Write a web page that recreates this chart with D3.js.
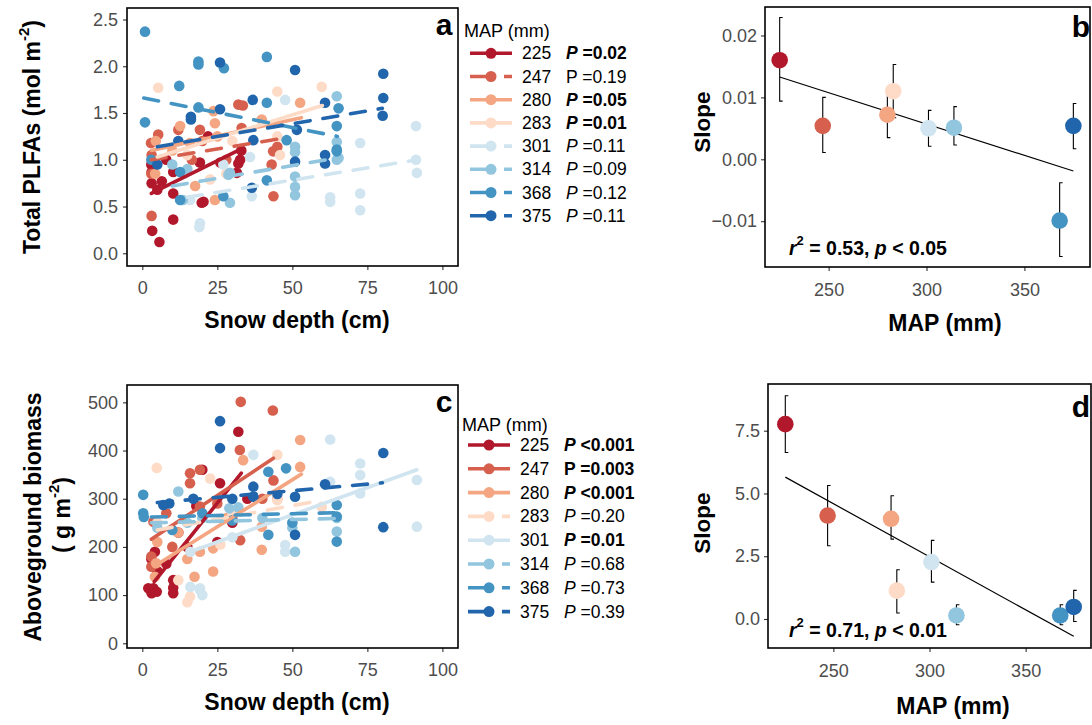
<!DOCTYPE html>
<html><head><meta charset="utf-8">
<script src="https://cdn.jsdelivr.net/npm/d3@7"></script>
<style>
body{margin:0;background:#fff;}
svg{font-family:"Liberation Sans",Arial,sans-serif;}
</style></head>
<body><svg id="c" width="1092" height="725"></svg>
<script>
// ---------- data ----------
const MAP = [225,247,280,283,301,314,368,375];
const colors = ['#b2182b','#d6604d','#f4a582','#fddbc7','#d1e5f0','#92c5de','#4393c3','#2166ac'];
const dashA = [false,true,false,false,true,true,true,true];
const dashC = [false,false,false,true,false,true,true,true];
const pTextA = ['=0.02','=0.19','=0.05','=0.01','=0.11','=0.09','=0.12','=0.11'];
const pBoldA = [true,false,true,true,false,false,false,false];
const pItalA = [true,false,true,true,true,true,true,true];
const pTextC = ['<0.001','=0.003','<0.001','=0.20','=0.01','=0.68','=0.73','=0.39'];
const pBoldC = [true,true,true,false,true,false,false,false];
const pItalC = [true,false,true,true,true,true,true,true];
const xTicksSnow = [0,25,50,75,100];
const yTicksA = [0,0.5,1,1.5,2,2.5];
const yTicksC = [0,100,200,300,400,500];
const xTicksMAP = [250,300,350];
const yTicksB = [-0.01,0,0.01,0.02];
const yTicksD = [0,2.5,5,7.5];

// panel a: snow depth (cm), total PLFAs
const plfa225 = [[3.3,0.24],[5.7,0.12],[10.3,0.36],[3.1,0.87],[3.1,0.75],[6.5,0.77],[10.3,0.87],[10.3,0.64],[19.8,0.54],[19.2,0.97],[31.5,0.86],[32,0.96],[32.6,1.0],[26,0.97],[21.9,1.25],[20.4,0.55],[3,0.95],[5,0.68],[8,1.0],[33,1.1]];
const plfa247 = [[3.1,0.40],[3.1,1.05],[5.3,1.27],[2.9,1.18],[19.2,1.32],[12,1.32],[32,1.59],[33.1,1.34],[33.5,1.58],[43.1,0.95],[43.7,0.61],[45,1.14],[43.6,1.09],[16.5,1.0],[20,1.2],[3,0.85],[28,1.0]];
const plfa280 = [[12.6,1.36],[4.5,1.2],[23.7,1.52],[24.2,1.39],[15.9,1.18],[4.3,0.85],[17.6,0.72],[24.2,0.57],[39.8,1.43],[52.6,1.61],[25,1.25],[10,1.1]];
const plfa283 = [[5.3,1.77],[22.6,0.79],[45,1.73],[59.8,1.78],[45,1.25],[45.9,1.05],[15,1.05],[30,1.2],[28,0.85]];
const plfa301 = [[15.9,0.57],[19.2,0.32],[19,0.28],[36.5,0.61],[47.6,1.64],[35.9,1.03],[62.6,0.55],[62.6,0.6],[72.6,0.64],[72.6,0.46],[72.6,1.18],[91.5,0.86],[91.2,1.36],[91.2,1.0],[14,0.85],[27,0.95]];
const plfa314 = [[13.5,0.57],[29.2,0.54],[29.2,0.86],[28.7,0.84],[50.9,0.82],[50.9,0.71],[50.9,0.62],[64.8,1.68],[64.8,1.19],[64.8,1.0],[65.4,1.02],[50.9,1.14],[50.9,1.08],[10,0.95],[15,0.9]];
const plfa368 = [[0.9,2.37],[12.3,1.79],[18.7,2.05],[18.7,2.02],[27.2,1.98],[0.9,1.40],[18.7,1.56],[12.6,0.87],[12.6,0.57],[27,0.61],[41.5,0.78],[41.5,2.10],[41.5,1.61],[65.4,1.55],[64.8,1.36],[64.8,1.11],[64.8,1.09],[48.1,1.21],[3,1.0]];
const plfa375 = [[16.2,1.46],[16.2,1.43],[25.9,2.04],[25.9,1.54],[36.5,0.70],[60.9,1.05],[60.9,0.96],[50.9,0.98],[50.9,1.96],[80.3,1.92],[80.3,1.66],[80.1,1.47],[36.8,1.64],[60.9,1.61],[51.5,1.32],[37,1.21],[5,0.95],[12,1.2]];
// fitted lines panel a: [snow start, value start, snow end, value end]
const fitA = [[3,0.64,32,1.10],[3,1.0,45,1.22],[3,1.1,53,1.45],[5,1.03,60,1.58],[15,0.6,91.5,1.0],[10,0.72,65,1.02],[0.5,1.66,65,1.25],[5,1.14,80,1.55]];

// panel c: snow depth (cm), aboveground biomass
const bio225 = [[4.2,190],[3.7,114],[4.8,107],[2,114],[3.1,104],[10.3,131],[10.3,104],[10.3,115],[32,439],[20,360],[25.9,332],[12,230],[15,200],[30,250],[18,285],[5,150],[3,175],[25,210],[8,165],[35,300]];
const bio247 = [[3,159],[3.7,252],[15.9,353],[19.2,360],[15.9,332],[32.8,501],[43.5,483],[32.5,401],[43.7,338],[32.6,214],[19.2,284],[3,180],[8,270],[25,290],[30,260],[40,300],[10,200]];
const bio280 = [[4.6,166],[4.2,138],[17.4,138],[19.2,190],[23.6,197],[23.6,149],[33.6,380],[52.6,422],[52.6,366],[39.8,242],[39.8,194],[5,210],[12,230],[28,260],[45,300],[15,175]];
const bio283 = [[4.8,364],[12,131],[15.9,97],[22.6,342],[26,205],[45,391],[45,297],[59.8,283],[15,85],[30,270],[50,250],[5,250]];
const bio301 = [[16,117],[19.2,114],[19.2,111],[16,190],[37,391],[47.6,204],[47.6,190],[62.6,423],[62.6,335],[72.6,373],[72.6,349],[72.6,311],[91.5,339],[91.5,242],[30,220],[20,100]];
const bio314 = [[12,315],[29,280],[32,282],[50.9,190],[64.8,232],[64.8,260],[15,250],[5,240],[40,260],[50,240],[20,260]];
const bio368 = [[0.3,308],[0.3,270],[0.5,262],[42,356],[47.9,363],[42,225],[64.8,287],[64.8,263],[64.8,211],[10,235],[20,270],[30,255],[50,250]];
const bio375 = [[25.9,461],[25.9,405],[7,287],[9,290],[37,325],[37,304],[50.9,304],[50.9,225],[60.9,330],[80.3,395],[80.3,241],[17,300],[30,300],[45,310]];
const fitC = [[4,128,33,353],[3,216,43.7,384],[4,160,53,351],[5,235,60,297],[16,190,91.5,360],[3,250,65,259],[3,262,65,271],[5,292,80,333]];

// panel b: slope of PLFA vs snow, with error bounds
const slopeB = [0.016,0.0054,0.0072,0.011,0.0050,0.0051,-0.0099,0.0054];
const lowB = [0.0094,0.0011,0.0035,0.0067,0.0021,0.0023,-0.0157,0.0017];
const highB = [0.0229,0.0100,0.0109,0.0153,0.0079,0.0085,-0.0038,0.0090];
const fitB = [225,0.0133,375,-0.0019];
// panel d: slope of biomass vs snow
const slopeD = [7.76,4.12,3.99,1.13,2.27,0.14,0.14,0.48];
const lowD = [6.63,2.92,3.18,0.24,1.47,-0.23,-0.23,-0.10];
const highD = [8.89,5.32,4.91,1.96,3.13,0.57,0.57,1.14];
const fitD = [225,5.65,375,-0.69];

const plfaGroups = [plfa225,plfa247,plfa280,plfa283,plfa301,plfa314,plfa368,plfa375];
const bioGroups = [bio225,bio247,bio280,bio283,bio301,bio314,bio368,bio375];

// ---------- drawing ----------
const svg = d3.select('#c');
const TICK = '#4d4d4d';
const tickFont = 18;

function axes(g, x, y, xt, yt, fmtY, box, padX, padY){
  const ax = g.append('g').attr('transform',`translate(0,${box.y1})`)
    .call(d3.axisBottom(x).tickValues(xt).tickSize(4).tickPadding(padX).tickFormat(d3.format('d')));
  const ay = g.append('g').attr('transform',`translate(${box.x0},0)`)
    .call(d3.axisLeft(y).tickValues(yt).tickSize(4).tickPadding(padY).tickFormat(fmtY));
  [ax,ay].forEach(a=>{
    a.select('.domain').remove();
    a.selectAll('line').attr('stroke','#333').attr('stroke-width',1.1);
    a.selectAll('text').attr('fill',TICK).attr('font-size',tickFont).attr('font-family','"Liberation Sans",Arial,sans-serif');
  });
  g.append('rect').attr('x',box.x0).attr('y',box.y0).attr('width',box.x1-box.x0).attr('height',box.y1-box.y0)
    .attr('fill','none').attr('stroke','#000').attr('stroke-width',1.6);
}

function scatterPanel(box, yDomain, groups, fits, dashes, yt, fmtY){
  const g = svg.append('g');
  const x = d3.scaleLinear().domain([-5.1,105.2]).range([box.x0,box.x1]);
  const y = d3.scaleLinear().domain(yDomain).range([box.y1,box.y0]);
  groups.forEach((pts,i)=>{
    g.append('g').selectAll('circle').data(pts).join('circle')
      .attr('cx',d=>x(d[0])).attr('cy',d=>y(d[1])).attr('r',5.3).attr('fill',colors[i]);
  });
  fits.forEach((f,i)=>{
    g.append('line').attr('x1',x(f[0])).attr('y1',y(f[1])).attr('x2',x(f[2])).attr('y2',y(f[3]))
      .attr('stroke',colors[i]).attr('stroke-width',3.6).attr('stroke-linecap','round')
      .attr('stroke-dasharray',dashes[i]?'15,13':null);
  });
  axes(g,x,y,xTicksSnow,yt,fmtY,box,11,5);
  return g;
}

function slopePanel(box, xDomain, yDomain, vals, lows, highs, fit, yt, fmtY){
  const g = svg.append('g');
  const x = d3.scaleLinear().domain(xDomain).range([box.x0,box.x1]);
  const y = d3.scaleLinear().domain(yDomain).range([box.y1,box.y0]);
  g.append('line').attr('x1',x(fit[0])).attr('y1',y(fit[1])).attr('x2',x(fit[2])).attr('y2',y(fit[3]))
    .attr('stroke','#000').attr('stroke-width',1.2);
  MAP.forEach((m,i)=>{
    const xx = x(m);
    g.append('path').attr('d',`M${xx+3},${y(highs[i])}H${xx}V${y(lows[i])}H${xx+3}`)
      .attr('fill','none').attr('stroke','#000').attr('stroke-width',1.1);
  });
  g.selectAll('circle.pt').data(MAP).join('circle').attr('class','pt')
    .attr('cx',d=>x(d)).attr('cy',(d,i)=>y(vals[i])).attr('r',8.3).attr('fill',(d,i)=>colors[i]);
  axes(g,x,y,xTicksMAP,yt,fmtY,box,12,4);
  return g;
}

function legend(x0, y0, step, titleY, dashes, pText, pBold, pItal){
  const g = svg.append('g');
  g.append('text').attr('x',x0-6).attr('y',titleY).attr('font-size',18).attr('fill','#000')
    .attr('dominant-baseline','central').text('MAP (mm)');
  MAP.forEach((m,i)=>{
    const yy = y0 + i*step;
    g.append('line').attr('x1',x0).attr('x2',x0+42).attr('y1',yy).attr('y2',yy)
      .attr('stroke',colors[i]).attr('stroke-width',3.6)
      .attr('stroke-dasharray',dashes[i]?'26,8':null);
    g.append('circle').attr('cx',x0+21).attr('cy',yy).attr('r',5.5).attr('fill',colors[i]);
    g.append('text').attr('x',x0+52).attr('y',yy).attr('dominant-baseline','central')
      .attr('font-size',17.5).attr('fill','#000').text(m);
    const t = g.append('text').attr('x',x0+96).attr('y',yy).attr('dominant-baseline','central')
      .attr('font-size',17.5).attr('fill','#000').attr('font-weight',pBold[i]?'bold':'normal');
    t.append('tspan').attr('font-style',pItal[i]?'italic':'normal').text('P');
    t.append('tspan').text(' '+pText[i]);
  });
}

// panel a
const boxA = {x0:127,x1:458,y0:8,y1:266};
scatterPanel(boxA,[-0.136,2.623],plfaGroups,fitA,dashA,yTicksA,d3.format('.1f'));
// panel c
const boxC = {x0:127,x1:458,y0:385,y1:648};
scatterPanel(boxC,[-9.8,536],bioGroups,fitC,dashC,yTicksC,d3.format('d'));
// panel b
const boxB = {x0:765,x1:1090,y0:7,y1:267};
slopePanel(boxB,[217.5,383.5],[-0.0174,0.0246],slopeB,lowB,highB,fitB,yTicksB,d=>d===0?'0.00':d3.format('.2f')(d));
// panel d
const boxD = {x0:768,x1:1091,y0:384,y1:648};
slopePanel(boxD,[216,384],[-1.155,9.36],slopeD,lowD,highD,fitD,yTicksD,d3.format('.1f'));

legend(470, 53.3, 23.2, 31, dashA, pTextA, pBoldA, pItalA);
legend(468, 445, 23.8, 425, dashC, pTextC, pBoldC, pItalC);

// titles
function txt(x,y,s,opts={}){
  const t = svg.append('text').attr('x',x).attr('y',y).attr('text-anchor',opts.anchor||'middle')
    .attr('dominant-baseline','central').attr('font-size',opts.size||23).attr('font-weight',opts.weight||'bold')
    .attr('fill','#000');
  if(s) t.text(s);
  if(opts.rotate) t.attr('transform',`rotate(-90,${x},${y})`);
  return t;
}
txt(297,320,'Snow depth (cm)');
txt(297,702,'Snow depth (cm)');
txt(945,323,'MAP (mm)');
txt(953,706,'MAP (mm)');
txt(702,122,'Slope',{rotate:true,size:22.5});
txt(702,523,'Slope',{rotate:true,size:22.5});
{
  const t = txt(32,137,'',{rotate:true});
  t.append('tspan').text('Total PLFAs (mol m');
  t.append('tspan').attr('font-size',15).attr('dy',-9).text('-2');
  t.append('tspan').attr('dy',9).text(')');
}
txt(33,517,'Aboveground biomass',{rotate:true});
{
  const t = txt(62,515,'',{rotate:true});
  t.append('tspan').text('( g m');
  t.append('tspan').attr('font-size',15).attr('dy',-9).text('-2');
  t.append('tspan').attr('dy',9).text(')');
}
// panel letters
txt(444,24,'a',{size:30});
txt(444,401,'c',{size:30});
txt(1081,26,'b',{size:30});
txt(1081,406,'d',{size:30});
// annotations
function ann(x,y,r2,p){
  const t = svg.append('text').attr('x',x).attr('y',y).attr('dominant-baseline','central')
    .attr('font-size',19.5).attr('font-weight','bold').attr('fill','#000');
  t.append('tspan').attr('font-style','italic').text('r');
  t.append('tspan').attr('font-size',13).attr('dy',-8).text('2');
  t.append('tspan').attr('dy',8).text(' = '+r2+', ');
  t.append('tspan').attr('font-style','italic').text('p');
  t.append('tspan').text(' < '+p);
}
ann(789,248,'0.53','0.05');
ann(789,630,'0.71','0.01');
</script></body></html>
● ● ● ● ●
* **Requirement**
Please reproduce the listing exactly from its opening line through the line that contains "const yTicksD = [0,2.5,5,7.5];", both included, with all pictures omitted.

* **Answer below**
Write a web page that recreates this chart with D3.js.
<!DOCTYPE html>
<html><head><meta charset="utf-8">
<script src="https://cdn.jsdelivr.net/npm/d3@7"></script>
<style>
body{margin:0;background:#fff;}
svg{font-family:"Liberation Sans",Arial,sans-serif;}
</style></head>
<body><svg id="c" width="1092" height="725"></svg>
<script>
// ---------- data ----------
const MAP = [225,247,280,283,301,314,368,375];
const colors = ['#b2182b','#d6604d','#f4a582','#fddbc7','#d1e5f0','#92c5de','#4393c3','#2166ac'];
const dashA = [false,true,false,false,true,true,true,true];
const dashC = [false,false,false,true,false,true,true,true];
const pTextA = ['=0.02','=0.19','=0.05','=0.01','=0.11','=0.09','=0.12','=0.11'];
const pBoldA = [true,false,true,true,false,false,false,false];
const pItalA = [true,false,true,true,true,true,true,true];
const pTextC = ['<0.001','=0.003','<0.001','=0.20','=0.01','=0.68','=0.73','=0.39'];
const pBoldC = [true,true,true,false,true,false,false,false];
const pItalC = [true,false,true,true,true,true,true,true];
const xTicksSnow = [0,25,50,75,100];
const yTicksA = [0,0.5,1,1.5,2,2.5];
const yTicksC = [0,100,200,300,400,500];
const xTicksMAP = [250,300,350];
const yTicksB = [-0.01,0,0.01,0.02];
const yTicksD = [0,2.5,5,7.5];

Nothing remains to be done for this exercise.